If you read my review for the first two books in The Soul Sleep Cycle, If Souls Can Sleep and If Sin Dwells Deep, will know that I am a fan of David Michael William’s dreamscape universe. As such, I was eagerly awaiting the final book in the series, If Dreams Can Die. Now that I’ve read it, I am happy to say that I was not disappointed with how the story played out.

This is a logical progression from the second book in the series, revealing a lot more about what is actually going on with the dream drifters. There are plenty of familiar faces to get reacquainted with, and while most of these were most prevalent in the second book, we do get enough nods to the original title to satisfy fans of said title. Most importantly though, not a single character is wasted. Everyone has a role to play as we watch the conflict between the Norse mythology-themed dream drifters we know and love and the Lady of Peace led cult that is present in the dreamscape.

The thing that I really loved here is that David manages to achieve a very good balance with the Lady of Peace. There is never any doubt that she is the antagonist of the piece; her methods and overall goal fly against what we would view as good. At the same time though, we explore her motives fully and it really is hard not to sympathize with her. She’s suffered loss on so many levels and has gained a touch of bitterness as a result, making her feel very human, even as we hope for her to lose.

Milton and William’s previous romance is touched on a little again, but never really becomes the focus of the narrative. There is clearly still a lot of love there between the two men, but it doesn’t need to be the driving force of the narrative. The same can be said for every couple in the book, whether it be Hannah and Kay, or Allison and Eben. The romantic couple have an air of sweetness to them, but that side of things is a small facet of their overall characters. I liked that.

The same interesting concepts are present, and we start to deal with the afterlife in more detail here, experienced via the dreaming mind. David had created such a vividly imagined world here, that it’s a pleasure to delve into these ideas and learn about how important the dreamscape is. Everything is executed with flair too, with the action scenes, in particular, being beautifully over the top affairs.

In terms of warnings, the only things worth considering are that the book is not without tragedy. The Lady of Peace’s backstory is heartbreaking, as is the life being lived by newcomer Zhou Na. The book deals with death, suffering, and suicide. If these are hard subjects for you to read, then be aware that they are present, but not is so much detail that it’s overwhelming.
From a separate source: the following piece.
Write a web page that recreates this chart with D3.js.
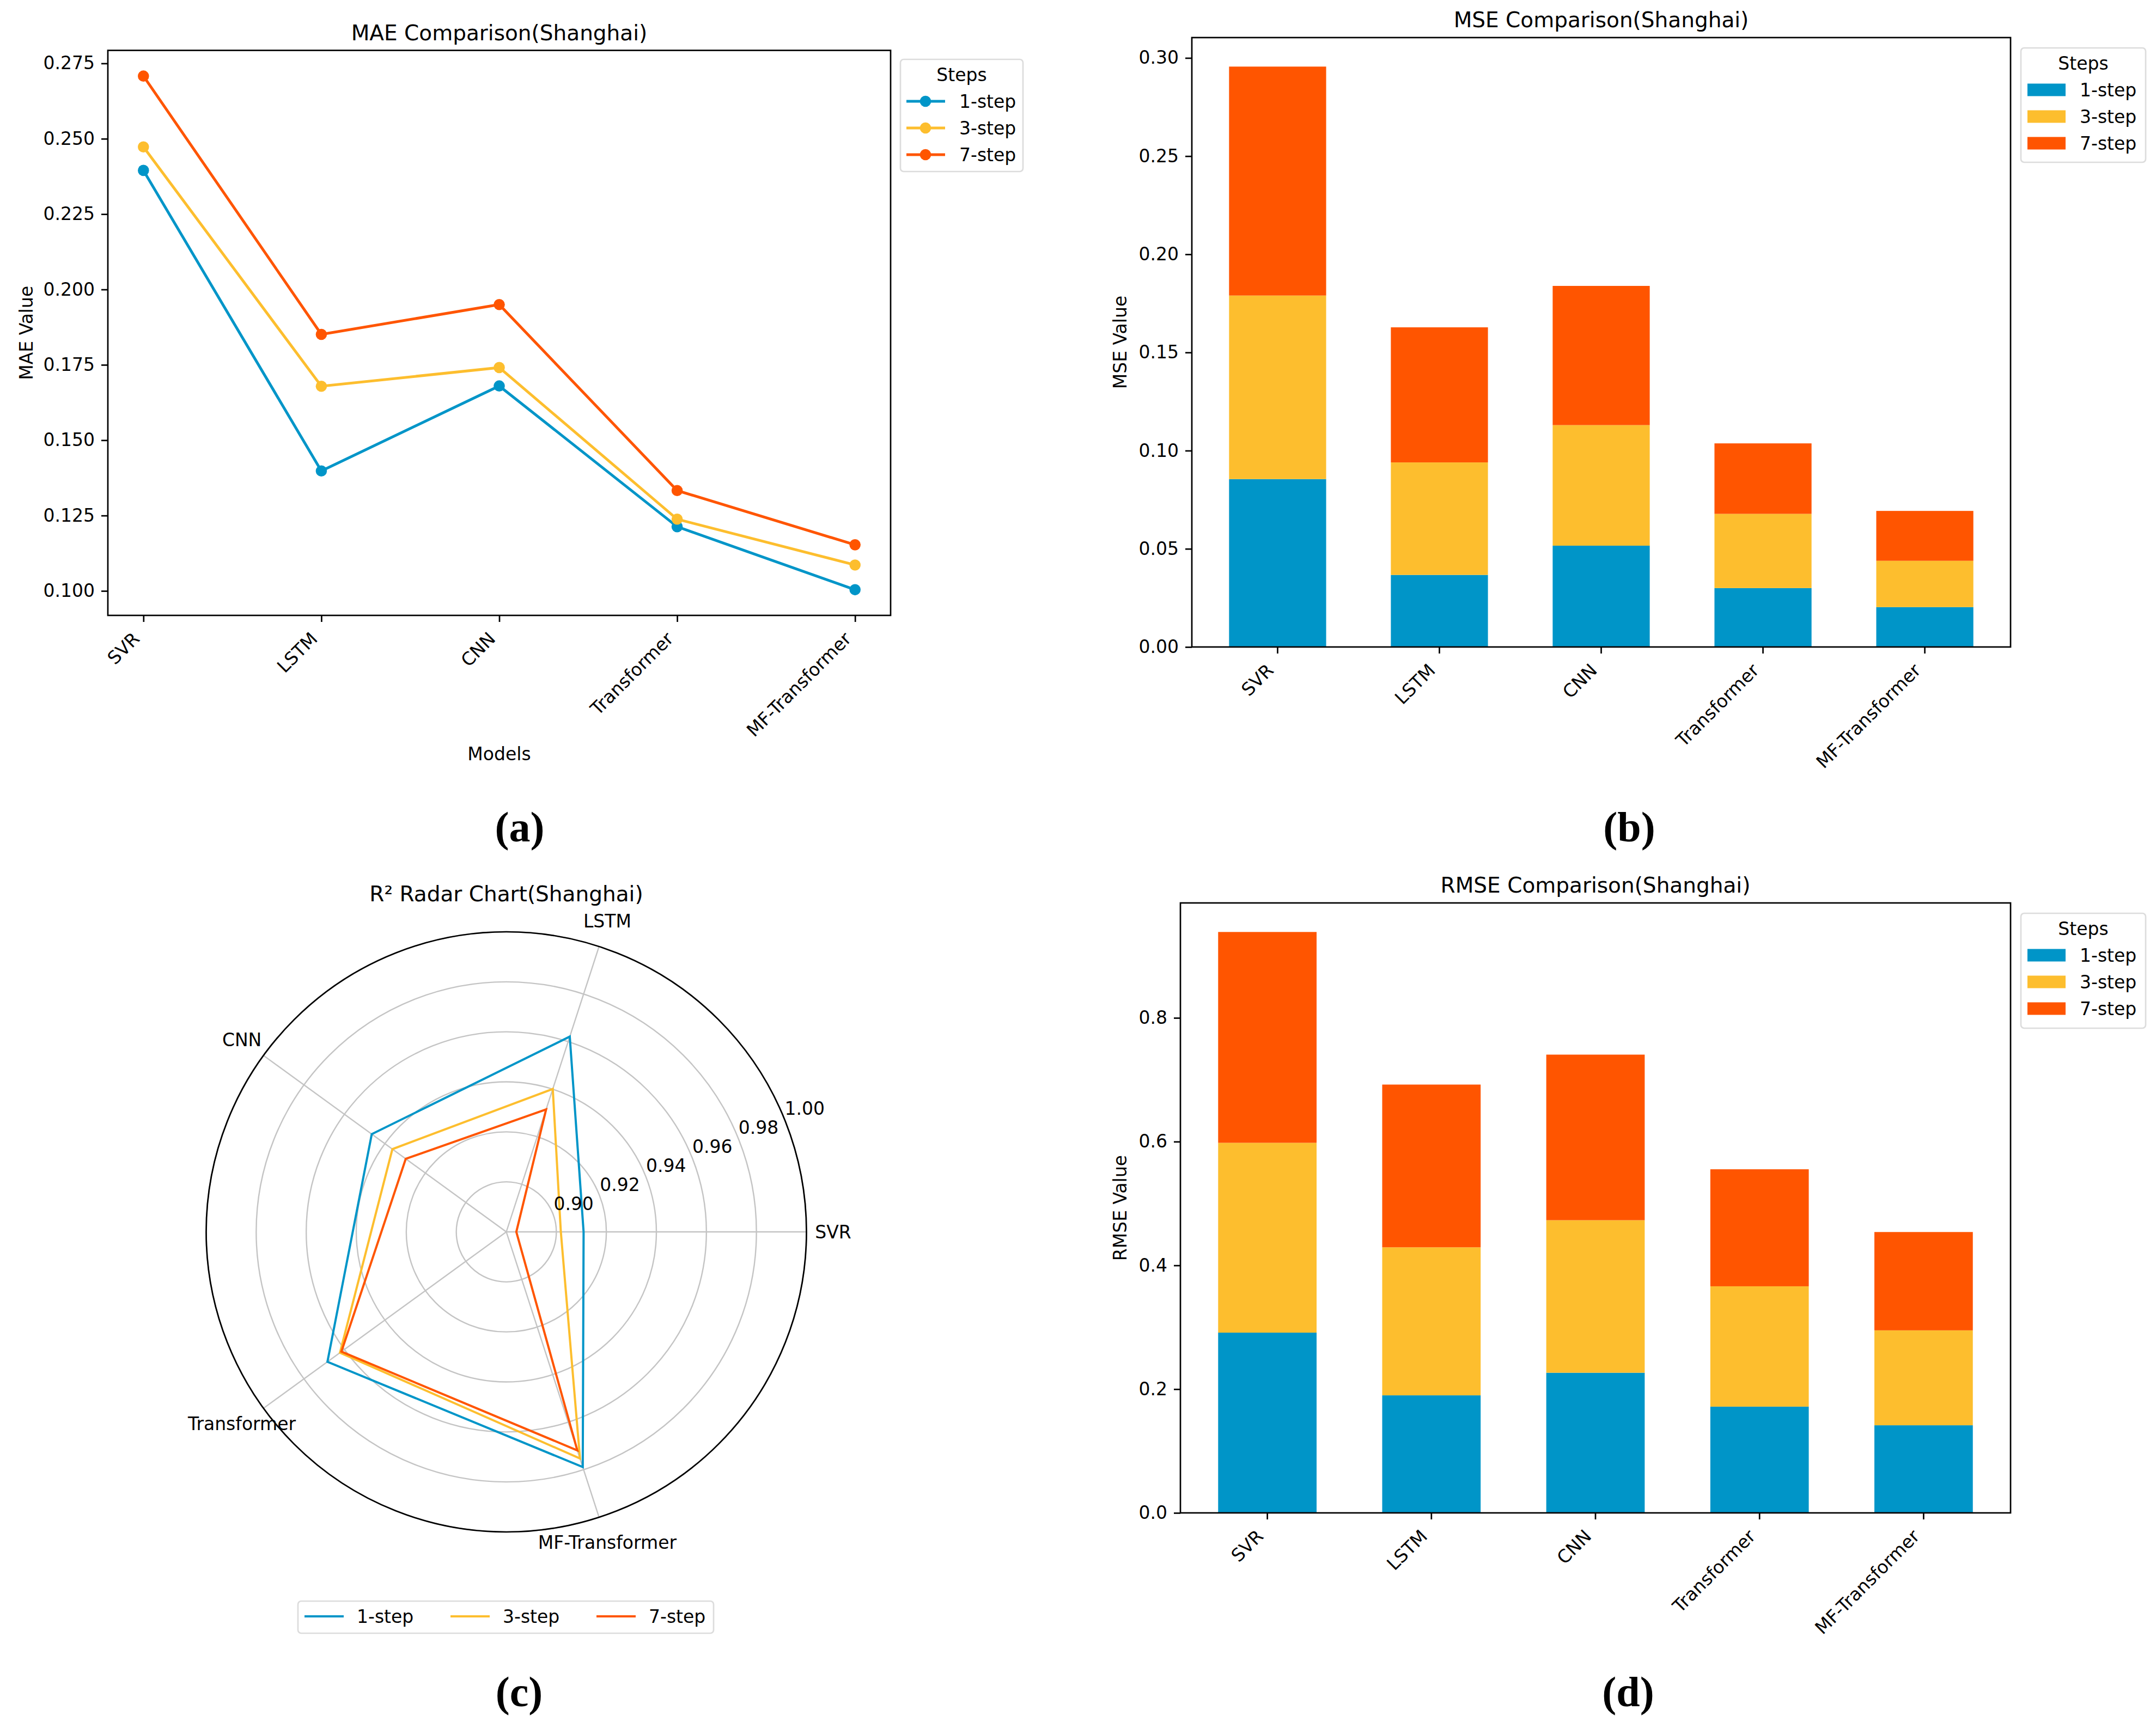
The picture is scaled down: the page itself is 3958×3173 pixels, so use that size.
<!DOCTYPE html>
<html>
<head>
<meta charset="utf-8">
<script src="https://cdn.jsdelivr.net/npm/d3@7"></script>
<style>
  body { margin: 0; background: #fff; }
  text { font-family: "DejaVu Sans", sans-serif; }
</style>
</head>
<body>
<script>
var models = ["SVR", "LSTM", "CNN", "Transformer", "MF-Transformer"];
var steps = ["1-step", "3-step", "7-step"];
var colors = ["#0095c8", "#fdbe2e", "#ff5500"];

// MAE, one array per step
var mae1 = [0.2395, 0.1398, 0.1680, 0.1213, 0.1004];
var mae3 = [0.2473, 0.1679, 0.1741, 0.1238, 0.1086];
var mae7 = [0.2708, 0.1851, 0.1950, 0.1333, 0.1153];

// MSE (stacked)
var mse1 = [0.0855, 0.0367, 0.0516, 0.0300, 0.0203];
var mse3 = [0.0935, 0.0573, 0.0614, 0.0378, 0.0236];
var mse7 = [0.1166, 0.0688, 0.0709, 0.0359, 0.0254];

// RMSE (stacked)
var rmse1 = [0.2913, 0.1900, 0.2265, 0.1717, 0.1416];
var rmse3 = [0.3068, 0.2392, 0.2465, 0.1945, 0.1534];
var rmse7 = [0.3407, 0.2630, 0.2676, 0.1891, 0.1589];

// R2 for the radar
var r2s1 = [0.9109, 0.9621, 0.9465, 0.9684, 0.9789];
var r2s3 = [0.9018, 0.9401, 0.9363, 0.9622, 0.9753];
var r2s7 = [0.8840, 0.9315, 0.9297, 0.9615, 0.9719];

var maeTicks = [0.100, 0.125, 0.150, 0.175, 0.200, 0.225, 0.250, 0.275];
var mseTicks = [0.00, 0.05, 0.10, 0.15, 0.20, 0.25, 0.30];
var rmseTicks = [0.0, 0.2, 0.4, 0.6, 0.8];
var r2Ticks = [0.90, 0.92, 0.94, 0.96, 0.98, 1.00];

var W = 3958, H = 3173;
var FS = 33, TFS = 39, LW = 2.7, TICK = 12;

var svg = d3.select("body").append("svg")
    .attr("width", W)
    .attr("height", H);
svg.append("rect").attr("width", W).attr("height", H).attr("fill", "#fff");

function styleAxis(g) {
  g.select(".domain").remove();
  g.selectAll(".tick line").attr("stroke", "#000").attr("stroke-width", LW);
  g.selectAll(".tick text").attr("font-size", FS).attr("fill", "#000");
}

// rotated category labels, right end under the tick
function rotLabels(g) {
  g.selectAll(".tick text")
    .attr("text-anchor", "end")
    .attr("y", 0).attr("dy", 0)
    .attr("transform", "translate(-5.5,45) rotate(-45)");
}

function frame(box) {
  svg.append("rect")
    .attr("x", box.l).attr("y", box.t)
    .attr("width", box.r - box.l).attr("height", box.b - box.t)
    .attr("fill", "none").attr("stroke", "#000").attr("stroke-width", LW);
}

function title(x, y, s) {
  svg.append("text").attr("x", x).attr("y", y).attr("text-anchor", "middle")
    .attr("font-size", TFS).text(s);
}

function ylabel(x, y, s) {
  svg.append("text").attr("transform", "translate(" + x + "," + y + ") rotate(-90)")
    .attr("text-anchor", "middle").attr("dy", "0.35em")
    .attr("font-size", FS).text(s);
}

function legend(x0, y0, w, h, kind) {
  svg.append("rect").attr("x", x0).attr("y", y0).attr("width", w).attr("height", h)
    .attr("rx", 6).attr("fill", "#fff").attr("fill-opacity", 0.8)
    .attr("stroke", "#dcdcdc").attr("stroke-width", 2.7);
  svg.append("text").attr("x", x0 + w / 2).attr("y", y0 + 40)
    .attr("text-anchor", "middle").attr("font-size", FS).text("Steps");
  steps.forEach(function(s, k) {
    var cy = y0 + 77 + k * 49;
    if (kind == "line") {
      svg.append("line").attr("x1", x0 + 11).attr("x2", x0 + 82).attr("y1", cy).attr("y2", cy)
        .attr("stroke", colors[k]).attr("stroke-width", 5);
      svg.append("circle").attr("cx", x0 + 46).attr("cy", cy).attr("r", 10.3).attr("fill", colors[k]);
    } else {
      svg.append("rect").attr("x", x0 + 12).attr("y", cy - 11.5).attr("width", 70).attr("height", 23)
        .attr("fill", colors[k]);
    }
    svg.append("text").attr("x", x0 + 108).attr("y", cy + 12).attr("font-size", FS).text(s);
  });
}

// ---------- (a) MAE line chart ----------
var boxA = {l: 198, r: 1635, t: 92.5, b: 1130};
var xA = d3.scalePoint().domain(models).range([boxA.l, boxA.r]).padding(0.2);
var maeSeries = [mae1, mae3, mae7];
var ext = d3.extent(mae1.concat(mae3, mae7));
var padA = (ext[1] - ext[0]) * 0.05;
var yA = d3.scaleLinear().domain([ext[0] - padA, ext[1] + padA]).range([boxA.b, boxA.t]);

svg.append("g").attr("transform", "translate(0," + boxA.b + ")")
  .call(d3.axisBottom(xA).tickSize(TICK).tickPadding(TICK))
  .call(styleAxis).call(rotLabels);
svg.append("g").attr("transform", "translate(" + boxA.l + ",0)")
  .call(d3.axisLeft(yA).tickValues(maeTicks).tickFormat(d3.format(".3f")).tickSize(TICK).tickPadding(TICK))
  .call(styleAxis);

var lineA = d3.line()
  .x(function(d, i) { return xA(models[i]); })
  .y(function(d) { return yA(d); });

maeSeries.forEach(function(vals, k) {
  svg.append("path").datum(vals).attr("d", lineA)
    .attr("fill", "none").attr("stroke", colors[k]).attr("stroke-width", 5);
  svg.selectAll(".dotA" + k).data(vals).enter().append("circle")
    .attr("class", "dotA" + k)
    .attr("cx", function(d, i) { return xA(models[i]); })
    .attr("cy", function(d) { return yA(d); })
    .attr("r", 10.3).attr("fill", colors[k]);
});
frame(boxA);
title((boxA.l + boxA.r) / 2, boxA.t - 19, "MAE Comparison(Shanghai)");
svg.append("text").attr("x", (boxA.l + boxA.r) / 2).attr("y", 1396)
  .attr("text-anchor", "middle").attr("font-size", FS).text("Models");
ylabel(48, (boxA.t + boxA.b) / 2, "MAE Value");
legend(1653, 109, 225, 206, "line");

// ---------- (b), (d) stacked bars ----------
function stackPanel(box, s1, s3, s7, ticks, fmt, ttl, ylab) {
  var rows = models.map(function(m, i) {
    return {model: m, "1-step": s1[i], "3-step": s3[i], "7-step": s7[i]};
  });
  var series = d3.stack().keys(steps)(rows);
  var x = d3.scaleBand().domain(models).range([box.l, box.r]).paddingInner(0.4).paddingOuter(0.23);
  var top = d3.max(series[series.length - 1], function(d) { return d[1]; });
  var y = d3.scaleLinear().domain([0, top * 1.05]).range([box.b, box.t]);

  series.forEach(function(ser, k) {
    svg.selectAll(".bar" + ttl.length + k).data(ser).enter().append("rect")
      .attr("class", "bar" + ttl.length + k)
      .attr("x", function(d) { return x(d.data.model); })
      .attr("width", x.bandwidth())
      .attr("y", function(d) { return y(d[1]); })
      .attr("height", function(d) { return y(d[0]) - y(d[1]); })
      .attr("fill", colors[k]);
  });

  svg.append("g").attr("transform", "translate(0," + box.b + ")")
    .call(d3.axisBottom(x).tickSize(TICK).tickPadding(TICK))
    .call(styleAxis).call(rotLabels);
  svg.append("g").attr("transform", "translate(" + box.l + ",0)")
    .call(d3.axisLeft(y).tickValues(ticks).tickFormat(d3.format(fmt)).tickSize(TICK).tickPadding(TICK))
    .call(styleAxis);
  frame(box);
  title((box.l + box.r) / 2, box.t - 19, ttl);
  ylabel(2056, (box.t + box.b) / 2, ylab);
}

stackPanel({l: 2188, r: 3691, t: 69, b: 1188}, mse1, mse3, mse7, mseTicks, ".2f",
  "MSE Comparison(Shanghai)", "MSE Value");
legend(3710, 88, 229, 210, "patch");

stackPanel({l: 2167, r: 3691, t: 1658, b: 2778}, rmse1, rmse3, rmse7, rmseTicks, ".1f",
  "RMSE Comparison(Shanghai)", "RMSE Value");
legend(3710, 1677, 229, 211, "patch");

// ---------- (c) R2 radar ----------
var cx = 929.5, cy = 2262, R = 551;
var rS = d3.scaleLinear().domain([0.88, 1.00]).range([0, R]);
var theta = function(i) { return i * 2 * Math.PI / models.length; };
var radar = svg.append("g").attr("transform", "translate(" + cx + "," + cy + ")");

radar.selectAll(".ring").data(r2Ticks).enter().append("circle")
  .attr("class", "ring")
  .attr("r", function(d) { return rS(d); })
  .attr("fill", "none").attr("stroke", "#c4c4c4").attr("stroke-width", 2.4);
radar.selectAll(".spoke").data(models).enter().append("line")
  .attr("class", "spoke")
  .attr("x1", 0).attr("y1", 0)
  .attr("x2", function(d, i) { return R * Math.cos(theta(i)); })
  .attr("y2", function(d, i) { return -R * Math.sin(theta(i)); })
  .attr("stroke", "#c4c4c4").attr("stroke-width", 2.4);

var radLine = d3.lineRadial()
  .angle(function(d, i) { return Math.PI / 2 - theta(i); })
  .radius(function(d) { return rS(d); })
  .curve(d3.curveLinearClosed);

[r2s1, r2s3, r2s7].forEach(function(vals, k) {
  radar.append("path").datum(vals).attr("d", radLine)
    .attr("fill", "none").attr("stroke", colors[k]).attr("stroke-width", 4)
    .attr("stroke-linejoin", "miter");
});

radar.append("circle").attr("r", R).attr("fill", "none").attr("stroke", "#000").attr("stroke-width", LW);

var lab = 22.5 * Math.PI / 180;
radar.selectAll(".rtick").data(r2Ticks).enter().append("text")
  .attr("class", "rtick")
  .attr("x", function(d) { return (rS(d) + 42) * Math.cos(lab); })
  .attr("y", function(d) { return -(rS(d) + 42) * Math.sin(lab); })
  .attr("text-anchor", "middle").attr("dy", "0.35em")
  .attr("font-size", FS).text(function(d) { return d3.format(".2f")(d); });

radar.selectAll(".cat").data(models).enter().append("text")
  .attr("class", "cat")
  .attr("x", function(d, i) { return 600 * Math.cos(theta(i)); })
  .attr("y", function(d, i) { return -600 * Math.sin(theta(i)); })
  .attr("text-anchor", "middle").attr("dy", "0.35em")
  .attr("font-size", FS).text(function(d) { return d; });

title(cx, 1655, "R\u00b2 Radar Chart(Shanghai)");

// horizontal legend under the radar
svg.append("rect").attr("x", 547).attr("y", 2940).attr("width", 763).attr("height", 59)
  .attr("rx", 6).attr("fill", "#fff").attr("stroke", "#dcdcdc").attr("stroke-width", 2.7);
var legX = [559, 827, 1095];
steps.forEach(function(s, k) {
  svg.append("line").attr("x1", legX[k]).attr("x2", legX[k] + 72).attr("y1", 2968).attr("y2", 2968)
    .attr("stroke", colors[k]).attr("stroke-width", 4);
  svg.append("text").attr("x", legX[k] + 96).attr("y", 2980).attr("font-size", FS).text(s);
});

// panel letters (journal labels, serif)
var letters = [["(a)", 954, 1545], ["(b)", 2991, 1545], ["(c)", 953, 3133], ["(d)", 2989, 3133]];
letters.forEach(function(p) {
  svg.append("text").attr("x", p[1]).attr("y", p[2]).attr("text-anchor", "middle")
    .style("font-family", "'Liberation Serif', 'DejaVu Serif', serif")
    .style("font-weight", "bold")
    .attr("font-size", 78).text(p[0]);
});
</script>
</body>
</html>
It’s also worth noting that while the ending ties up the key plot points, some things are left hanging, such as the main goal of the Lady of peace’s right-hand man, Levi. So, expect a satisfying conclusion, but with some things left open.

Overall, my only regret with this book is that it took me so long to get to it. The Soul Sleep Cycle has been a wild ride from start to finish, and with If Dreams Can Die, David brings things to a wonderful conclusion. Combining compelling characters, thought-provoking ideas, and an easily read style of writing, this was as good an ending as I could hope for. This gets a 5 out of 5 from me.